Nel dialogo-preghiera tra Dio e Abramo, la condanna del peccato fa da contraltare a un Dio misericordioso, mosso a pietà dinanzi alla conversione del cuore. La salvezza di un popolo dipende dalla disponibilità verso comportamenti rinnovati e all’accoglienza del comandamento dell’amore vicendevole, come accadde ai niniviti convertiti dalla predicazione di Giona.

«Il grido contro Sòdoma e Gomorra è troppo grande e il loro peccato è molto grave. Voglio scendere a vedere se proprio hanno fatto tutto il male di cui è giunto il grido fino a me; lo voglio sapere!» (Gen 18, 20).
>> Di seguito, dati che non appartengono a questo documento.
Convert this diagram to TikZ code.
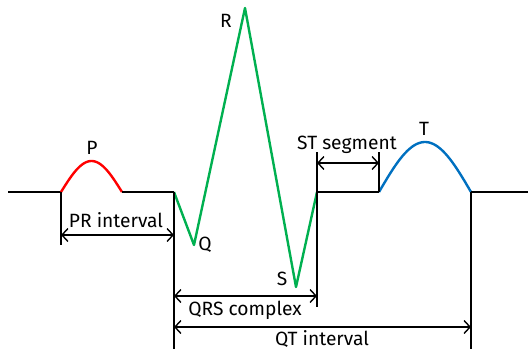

Sono dure le parole di Dio verso le città simbolo del vizio e della perversione. L’uomo è stato generato dall’amore di Dio; solo questa virtù può renderlo a Lui più vicino. Quando l’amore devia in libertinaggio, sfruttamento ed effimere sensazioni corporali, emerge il vizio che conduce alla tomba del peccato. Sono questi i presupposti che fanno maturare l’ira di Dio verso Sòdoma e Gomorra e verso tutte quelle situazioni di infedeltà che ancora perdurano con spregiudicatezza ai nostri giorni.

Quando l’uomo sceglie il peccato, travisando l’amore in istinto, libertinaggio, sensazione del corpo, inevitabilmente si profilano situazioni complicate, che generano forme di impoverimento, tensioni, fino ad inesorabili collassi di civiltà, come fu per Sòdoma e Gomorra. Sono necessarie forti prese di coscienza, senza la spregiudicatezza di imputare colpe altrui per mancanza di senso di responsabilità.

Nel testo biblico appare un Dio buono che negozia il perdono fino alla più piccola stilla di bene; un Dio che non baratta il bene col male, non usa la moneta del compromesso, ma lascia libero l’uomo e «perdona tante cose per un’opera di misericordia», come dice Lucia all’Innominato sulla soglia della conversione.

Sòdoma e Gomorra rappresentano le città del nostro tempo, sempre più intarsiate da tanto male in ogni angolo del sociale. Le prove sono causate dalla mano dell’uomo, che ha sempre meno cura della natura e della casa comune; le conseguenze possono diventare delle opportunità di redenzione e crescita o, nel peggiore dei casi, un ulteriore pericolo. È compito degli educatori, della politica e di ognuno, nel proprio ambito, recuperare una sana coscienza civica e morale per costruire ponti e prospettive di bene. È necessaria una fattiva impronta sinergica per migliorare le condizioni di vita e di vivibilità, recuperando una sana relazione con un Padre che è amore, così da farsi preghiera, come fu per Abramo.